Where the tax commissioners have received a sworn statement of the treasurer of a corporation, showing that there is no basis for tax, and there is no reason for disbelieving the statements so made, the mere fact of the corporation's having recently declared a dividend is not sufficient to authorize the imposition of the tax. People ex rel. Edison, etc., Co. v. Barker, 141 N. Y. 251; S. C., 56 N. Y. St. Repr. 823; reversing 74 Hun, 418; S. C., 56 N. Y. St. Repr. 798; 26 N. Y. Supp. 519 (1894).

Dividends declared, though payable at future date, belong to the stockholder, and are not assets of the corporation for purposes of taxation. People ex rel. U. S. Trust Co. v. Barker, 86 Hun, 131; S. C., 67 N. Y. St. Repr. 133; 33 N. Y. Supp. 388 (1895).
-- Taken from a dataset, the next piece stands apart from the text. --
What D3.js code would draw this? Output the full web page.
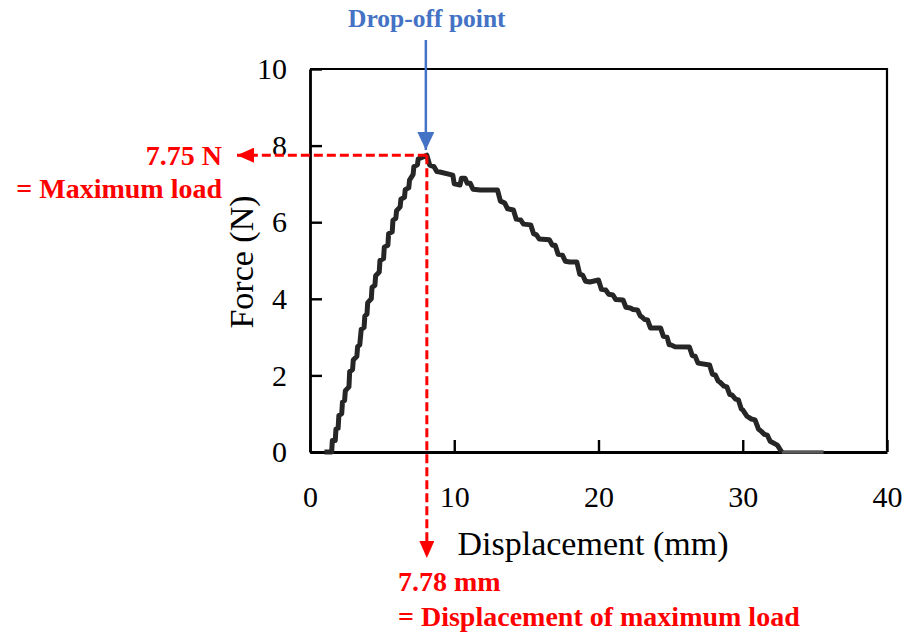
<!DOCTYPE html>
<html>
<head>
<meta charset="utf-8">
<script src="https://cdn.jsdelivr.net/npm/d3@7"></script>
<style>
  body { margin: 0; background: #fff; }
  svg { display: block; }
  text { font-family: "Liberation Serif", "Times New Roman", serif; }
</style>
</head>
<body>
<div id="vis"></div>
<script>
// force-displacement curve (mm, N)
const risePoints = [
  [1.0, 0], [1.5, 0], [1.55, 0.3], [1.75, 0.3], [1.8, 0.6], [1.95, 0.62], [2.0, 0.95],
  [2.2, 1.0], [2.25, 1.3], [2.4, 1.35], [2.45, 1.6], [2.7, 1.7], [2.75, 2.1], [2.95, 2.15],
  [3.0, 2.4], [3.25, 2.5], [3.3, 2.75], [3.45, 2.8], [3.55, 3.2], [3.75, 3.25], [3.8, 3.55],
  [3.95, 3.6], [4.0, 3.9], [4.25, 4.0], [4.3, 4.3], [4.5, 4.35], [4.55, 4.6], [4.8, 4.7],
  [4.85, 5.0], [5.1, 5.05], [5.15, 5.35], [5.4, 5.4], [5.45, 5.7], [5.7, 5.75], [5.75, 6.05],
  [5.95, 6.1], [6.0, 6.3], [6.25, 6.4], [6.3, 6.6], [6.55, 6.65], [6.6, 6.85], [6.85, 6.9],
  [6.9, 7.1], [7.15, 7.25], [7.2, 7.45], [7.45, 7.5], [7.5, 7.65], [7.8, 7.7], [8.1, 7.75]
]
const dropPoints = [
  [8.1, 7.75], [8.3, 7.49], [8.6, 7.45], [8.8, 7.32], [9.0, 7.31], [9.9, 7.23], [10.0, 7.0],
  [10.4, 6.97], [10.5, 7.15], [10.75, 7.15], [10.9, 7.02], [11.1, 7.02], [11.3, 6.86],
  [11.8, 6.84], [13.0, 6.84], [13.2, 6.55], [13.5, 6.5], [13.7, 6.35], [14.1, 6.32],
  [14.3, 6.08], [14.6, 6.06], [14.8, 5.95], [15.3, 5.93], [15.5, 5.7], [15.7, 5.67],
  [15.9, 5.56], [16.6, 5.54], [16.8, 5.4], [17.0, 5.4], [17.2, 5.16], [17.5, 5.14],
  [17.7, 4.98], [18.0, 4.96], [18.5, 4.96], [18.7, 4.64], [18.9, 4.62], [19.1, 4.46],
  [19.4, 4.44], [20.0, 4.49], [20.2, 4.25], [20.5, 4.23], [20.7, 4.12], [21.0, 4.1],
  [21.2, 3.98], [21.7, 3.97], [21.9, 3.78], [22.2, 3.76], [22.4, 3.72], [22.7, 3.71],
  [22.9, 3.55], [23.0, 3.53], [23.2, 3.46], [23.4, 3.45], [23.6, 3.24], [24.3, 3.24],
  [24.5, 3.02], [24.75, 3.0], [24.9, 2.8], [25.0, 2.8], [25.3, 2.75], [26.3, 2.74],
  [26.5, 2.52], [26.7, 2.5], [26.9, 2.32], [27.7, 2.27], [27.9, 2.03], [28.1, 2.01],
  [28.3, 1.85], [28.4, 1.83], [28.7, 1.72], [28.9, 1.7], [29.1, 1.5], [29.25, 1.49],
  [29.5, 1.38], [29.7, 1.36], [29.9, 1.12], [30.0, 1.1], [30.3, 0.93], [30.4, 0.91],
  [30.6, 0.86], [30.85, 0.84], [31.1, 0.59], [31.2, 0.57], [31.5, 0.46], [31.7, 0.44],
  [31.9, 0.28], [32.0, 0.26], [32.4, 0.18], [32.7, 0]
]
const tailPoints = [[32.7, 0], [35.6, 0]]

const xTicks = [0, 10, 20, 30, 40]
const yTicks = [0, 2, 4, 6, 8, 10]

// drop-off point as marked in the figure
const peak = [8.1, 7.75]
const peakLoadLabel = ['7.75 N', '= Maximum load']
const peakDispLabel = ['7.78 mm', '= Displacement of maximum load']

const width = 910,
  height = 634

const svg = d3
  .select('#vis')
  .append('svg')
  .attr('width', width)
  .attr('height', height)

const x = d3.scaleLinear().domain([0, 40]).range([310, 887])
const y = d3.scaleLinear().domain([0, 10]).range([452, 69])

const red = '#ff0000',
  blue = '#4472c4'

const defs = svg.append('defs')
function arrowHead(id, color, w, l) {
  defs
    .append('marker')
    .attr('id', id)
    .attr('viewBox', `0 ${-w} ${l} ${2 * w}`)
    .attr('refX', l)
    .attr('refY', 0)
    .attr('markerUnits', 'userSpaceOnUse')
    .attr('markerWidth', l)
    .attr('markerHeight', 2 * w)
    .attr('orient', 'auto')
    .append('path')
    .attr('d', `M0,${-w}L${l},0L0,${w}Z`)
    .attr('fill', color)
}
arrowHead('redHead', red, 7.5, 17)
arrowHead('blueHead', blue, 8.5, 18)

// frame
svg
  .append('path')
  .attr('d', `M${x(0)},${y(10)}H${x(40)}V${y(0)}`)
  .attr('fill', 'none')
  .attr('stroke', '#000')
  .attr('stroke-width', 2.2)

// axes, ticks point inward
const xAxis = svg
  .append('g')
  .attr('transform', `translate(0,${y(0)})`)
  .call(d3.axisBottom(x).tickValues(xTicks).tickSizeInner(-12).tickSizeOuter(0).tickPadding(34))
const yAxis = svg
  .append('g')
  .attr('transform', `translate(${x(0)},0)`)
  .call(d3.axisLeft(y).tickValues(yTicks).tickSizeInner(-12).tickSizeOuter(0).tickPadding(23))

for (const g of [xAxis, yAxis]) {
  g.selectAll('.domain').attr('stroke', '#000').attr('stroke-width', 2.8)
  g.selectAll('.tick line').attr('stroke', '#000').attr('stroke-width', 2.4)
  g.selectAll('.tick text')
    .attr('fill', '#000')
    .style('font-size', '30px')
    .style('font-family', '"Liberation Serif", "Times New Roman", serif')
}

// axis titles
svg
  .append('text')
  .attr('x', 593)
  .attr('y', 555)
  .attr('text-anchor', 'middle')
  .style('font-size', '34px')
  .text('Displacement (mm)')

svg
  .append('text')
  .attr('transform', 'translate(253,262) rotate(-90)')
  .attr('text-anchor', 'middle')
  .style('font-size', '34px')
  .text('Force (N)')

// curve
const line = d3
  .line()
  .x((d) => x(d[0]))
  .y((d) => y(d[1]))

svg
  .append('path')
  .datum(tailPoints)
  .attr('d', line)
  .attr('fill', 'none')
  .attr('stroke', '#595959')
  .attr('stroke-width', 3.5)

svg
  .append('path')
  .datum(risePoints.concat(dropPoints.slice(1)))
  .attr('d', line)
  .attr('fill', 'none')
  .attr('stroke', '#262626')
  .attr('stroke-width', 5)
  .attr('stroke-linejoin', 'round')

// red dashed guides to the maximum load
svg
  .append('line')
  .attr('x1', x(peak[0]))
  .attr('y1', y(peak[1]))
  .attr('x2', 237)
  .attr('y2', y(peak[1]))
  .attr('stroke', red)
  .attr('stroke-width', 3)
  .attr('stroke-dasharray', '9,4')
  .attr('marker-end', 'url(#redHead)')

svg
  .append('line')
  .attr('x1', x(peak[0]))
  .attr('y1', y(peak[1]))
  .attr('x2', x(peak[0]))
  .attr('y2', 558)
  .attr('stroke', red)
  .attr('stroke-width', 3)
  .attr('stroke-dasharray', '9,4')
  .attr('marker-end', 'url(#redHead)')

svg
  .append('g')
  .selectAll('text')
  .data(peakLoadLabel)
  .join('text')
  .attr('x', 222)
  .attr('y', (d, i) => 165 + i * 33)
  .attr('text-anchor', 'end')
  .attr('fill', red)
  .style('font-weight', 'bold')
  .style('font-size', '28px')
  .text((d) => d)

svg
  .append('g')
  .selectAll('text')
  .data(peakDispLabel)
  .join('text')
  .attr('x', 398)
  .attr('y', (d, i) => 591 + i * 35)
  .attr('fill', red)
  .style('font-weight', 'bold')
  .style('font-size', '28px')
  .text((d) => d)

// drop-off marker
svg
  .append('line')
  .attr('x1', x(peak[0]) - 1)
  .attr('y1', 40)
  .attr('x2', x(peak[0]) - 1)
  .attr('y2', 150)
  .attr('stroke', blue)
  .attr('stroke-width', 2.5)
  .attr('marker-end', 'url(#blueHead)')

svg
  .append('text')
  .attr('x', x(peak[0]))
  .attr('y', 27)
  .attr('text-anchor', 'middle')
  .attr('fill', blue)
  .style('font-weight', 'bold')
  .style('font-size', '25.5px')
  .text('Drop-off point')
</script>
</body>
</html>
The commissioners of taxes are not justified in rejecting the sworn statement of the treasurer of a domestic corporation as false merely because the values given therein are less than those given for the same items in the preceding year. People ex rel. India Rubber Co. v. Barker (Sp. T.), 16 Misc. 252 (1896).

In assessing a corporation the subject of valuation is not the shares of stock but the capital and surplus, but while the former valuation is erroneous the amount of the assessment paid voluntarily may not be recovered back since the assessment is not void if the assessors have jurisdiction of the person and subject-matter. U. S. Trust Co. v. Mayor, 77 Hun, 182; S. C., 59 N. Y. St. Repr. 496; 28 N. Y. Supp. 344 (1894).

In assessing a tax upon the capital stock of a corporation, the deduction for its real estate situated in another State should be made at the assessed value of such real property where such value is known, in the absence of controlling evidence showing a difference in valuation. People ex rel. Fairfield Chem. Co. v. Coleman, 115 N. Y. 178; S. C., 24 N. Y. St. Repr. 584 (1889).

In assessing the capital stock, a corporation is entitled to have its indebtedness deducted from the value of its corporate assets. People ex rel. Second Avenue, etc., Co. v. Barker, 141 N. Y. 196; S. C., 56 N. Y. St. Repr. 834; affirming 72 Hun, 126; S. C., 55 N. Y. St. Repr. 186; 25 N. Y. Supp. 340 (1894).

A tax upon the actual value of the capital of a corporation is a tax upon the property in which such capital is invested, and if any of the property is exempt, the value thereof must be deducted from the assessment on the capital. People ex rel. Edison, etc., Co. v. Barker, 139 N. Y. 55; S. C., 54 N. Y. St. Repr. 444; reversing 68 Hun, 513; S. C., 52 N. Y. St. Repr. 555; 22 N. Y. Supp. 1043 (1893).

In assessing personal property of a corporation, the commissioners are authorized to take the actual value of its property, both real and personal, and to deduct therefrom the assessed valuation of the real property even though such real property has been assessed at less than its actual value. People ex rel. Equitable Gas-Light Co. v. Barker, 144 N. Y. 94; S. C., 63 N. Y. St. Repr. 33; reversing 81 Hun, 22; S. C., 62 N. Y. St. Repr. 563; 30 N. Y. Supp. 586 (1894).

The earnings of the corporation may be considered and where they are such as enable the company to pay its running expenses, necessary repairs, interest upon its indebtedness and declare a dividend of six per cent. and still have a surplus, it may be assumed that its capital stock remains unimpaired and that there are assets more than sufficient to pay its outstanding indebtedness. People ex rel. Manhattan Ry. Co. v. Barker, 146 N. Y. 304; S. C., 66 N. Y. St. Repr. 658 (1895). In such case, however, the value of the franchise should be deducted in order to determine the amount of property liable for assessment. Id.

In assessing a corporation for taxation it is erroneous to adopt the market value of its stock for determining the value of the capital, but if done does not render the assessment void, and the amount will not be reduced where it does not appear that the corporation was aggrieved. People ex rel. Equitable Gas-Light Co. v. Barker, 66 Hun, 21; S. C., 49 N. Y. St. Repr. 428; 20 N. Y. Supp. 797; affirmed, 137 N. Y. 544 (1892). It seems that for ascertaining value of the capital of a corporation, it is competent for the commissioners to take the quantity or actual value of the real estate, together with the other property of the corporation, and after the value thereof is found, they are not required to deduct therefrom the actual value of the real estate which has been included in estimating the value of the capital, the exemption of the real estate being only to the extent that it has been assessed. Id.